## AIM
Output all the data exactly. Pictures do not belong in the copy.

## COLLECTED MATERIAL
##########

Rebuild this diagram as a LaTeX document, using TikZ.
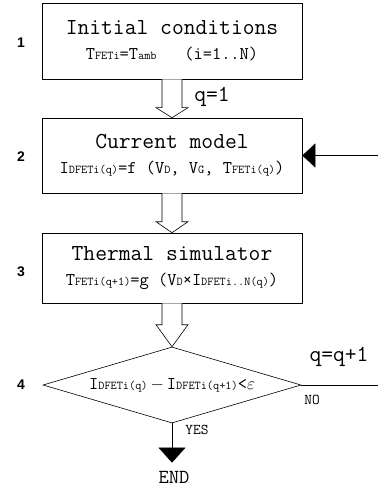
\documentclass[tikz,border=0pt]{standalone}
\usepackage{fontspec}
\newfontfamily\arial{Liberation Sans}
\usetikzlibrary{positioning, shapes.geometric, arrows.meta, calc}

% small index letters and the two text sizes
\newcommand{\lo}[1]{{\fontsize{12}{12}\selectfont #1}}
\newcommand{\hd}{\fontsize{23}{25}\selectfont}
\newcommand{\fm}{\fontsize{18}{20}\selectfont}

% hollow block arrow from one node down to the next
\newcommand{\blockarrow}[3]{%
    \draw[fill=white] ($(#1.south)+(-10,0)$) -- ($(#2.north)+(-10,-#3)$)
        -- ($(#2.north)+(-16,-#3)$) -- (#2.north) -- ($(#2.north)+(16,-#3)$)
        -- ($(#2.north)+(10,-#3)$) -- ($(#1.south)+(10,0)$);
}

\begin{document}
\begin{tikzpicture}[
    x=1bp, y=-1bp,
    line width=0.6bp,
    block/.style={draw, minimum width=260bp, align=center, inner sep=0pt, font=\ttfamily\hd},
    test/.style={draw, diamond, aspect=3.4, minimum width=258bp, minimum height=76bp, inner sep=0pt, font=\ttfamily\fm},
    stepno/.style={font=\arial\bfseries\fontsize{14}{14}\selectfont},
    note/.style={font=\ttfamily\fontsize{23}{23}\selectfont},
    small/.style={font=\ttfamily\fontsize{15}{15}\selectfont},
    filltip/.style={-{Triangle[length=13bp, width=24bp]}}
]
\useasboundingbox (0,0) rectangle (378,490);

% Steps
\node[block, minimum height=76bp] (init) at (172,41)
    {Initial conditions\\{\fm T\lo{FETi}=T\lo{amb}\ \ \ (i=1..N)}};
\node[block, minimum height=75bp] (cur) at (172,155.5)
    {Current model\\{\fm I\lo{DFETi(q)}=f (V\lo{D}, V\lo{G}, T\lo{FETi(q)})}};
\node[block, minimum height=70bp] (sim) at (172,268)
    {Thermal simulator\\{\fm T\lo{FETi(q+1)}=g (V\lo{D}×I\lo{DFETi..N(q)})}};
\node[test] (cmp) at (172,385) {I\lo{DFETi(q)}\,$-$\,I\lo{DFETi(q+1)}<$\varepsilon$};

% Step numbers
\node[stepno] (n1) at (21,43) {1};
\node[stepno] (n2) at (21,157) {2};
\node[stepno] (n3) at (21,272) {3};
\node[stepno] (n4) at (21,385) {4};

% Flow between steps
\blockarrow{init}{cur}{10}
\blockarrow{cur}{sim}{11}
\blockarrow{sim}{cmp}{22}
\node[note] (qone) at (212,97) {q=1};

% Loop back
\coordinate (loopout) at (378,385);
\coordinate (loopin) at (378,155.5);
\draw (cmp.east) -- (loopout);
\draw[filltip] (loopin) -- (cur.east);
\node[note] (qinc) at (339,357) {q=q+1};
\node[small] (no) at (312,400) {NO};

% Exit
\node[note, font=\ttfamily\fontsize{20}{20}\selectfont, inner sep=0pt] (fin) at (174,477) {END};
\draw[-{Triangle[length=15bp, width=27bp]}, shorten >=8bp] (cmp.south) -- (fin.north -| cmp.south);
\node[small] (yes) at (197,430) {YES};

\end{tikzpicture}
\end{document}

##########

## WORKED ANSWER
Rebuild this diagram as a LaTeX document, using TikZ.
\documentclass[tikz,border=0pt]{standalone}
\usepackage{fontspec}
\newfontfamily\arial{Liberation Sans}
\usetikzlibrary{positioning, shapes.geometric, arrows.meta, calc}

% small index letters and the two text sizes
\newcommand{\lo}[1]{{\fontsize{12}{12}\selectfont #1}}
\newcommand{\hd}{\fontsize{23}{25}\selectfont}
\newcommand{\fm}{\fontsize{18}{20}\selectfont}

% hollow block arrow from one node down to the next
\newcommand{\blockarrow}[3]{%
    \draw[fill=white] ($(#1.south)+(-10,0)$) -- ($(#2.north)+(-10,-#3)$)
        -- ($(#2.north)+(-16,-#3)$) -- (#2.north) -- ($(#2.north)+(16,-#3)$)
        -- ($(#2.north)+(10,-#3)$) -- ($(#1.south)+(10,0)$);
}

\begin{document}
\begin{tikzpicture}[
    x=1bp, y=-1bp,
    line width=0.6bp,
    block/.style={draw, minimum width=260bp, align=center, inner sep=0pt, font=\ttfamily\hd},
    test/.style={draw, diamond, aspect=3.4, minimum width=258bp, minimum height=76bp, inner sep=0pt, font=\ttfamily\fm},
    stepno/.style={font=\arial\bfseries\fontsize{14}{14}\selectfont},
    note/.style={font=\ttfamily\fontsize{23}{23}\selectfont},
    small/.style={font=\ttfamily\fontsize{15}{15}\selectfont},
    filltip/.style={-{Triangle[length=13bp, width=24bp]}}
]
\useasboundingbox (0,0) rectangle (378,490);

% Steps
\node[block, minimum height=76bp] (init) at (172,41)
    {Initial conditions\\{\fm T\lo{FETi}=T\lo{amb}\ \ \ (i=1..N)}};
\node[block, minimum height=75bp] (cur) at (172,155.5)
    {Current model\\{\fm I\lo{DFETi(q)}=f (V\lo{D}, V\lo{G}, T\lo{FETi(q)})}};
\node[block, minimum height=70bp] (sim) at (172,268)
    {Thermal simulator\\{\fm T\lo{FETi(q+1)}=g (V\lo{D}×I\lo{DFETi..N(q)})}};
\node[test] (cmp) at (172,385) {I\lo{DFETi(q)}\,$-$\,I\lo{DFETi(q+1)}<$\varepsilon$};

% Step numbers
\node[stepno] (n1) at (21,43) {1};
\node[stepno] (n2) at (21,157) {2};
\node[stepno] (n3) at (21,272) {3};
\node[stepno] (n4) at (21,385) {4};

% Flow between steps
\blockarrow{init}{cur}{10}
\blockarrow{cur}{sim}{11}
\blockarrow{sim}{cmp}{22}
\node[note] (qone) at (212,97) {q=1};

% Loop back
\coordinate (loopout) at (378,385);
\coordinate (loopin) at (378,155.5);
\draw (cmp.east) -- (loopout);
\draw[filltip] (loopin) -- (cur.east);
\node[note] (qinc) at (339,357) {q=q+1};
\node[small] (no) at (312,400) {NO};

% Exit
\node[note, font=\ttfamily\fontsize{20}{20}\selectfont, inner sep=0pt] (fin) at (174,477) {END};
\draw[-{Triangle[length=15bp, width=27bp]}, shorten >=8bp] (cmp.south) -- (fin.north -| cmp.south);
\node[small] (yes) at (197,430) {YES};

\end{tikzpicture}
\end{document}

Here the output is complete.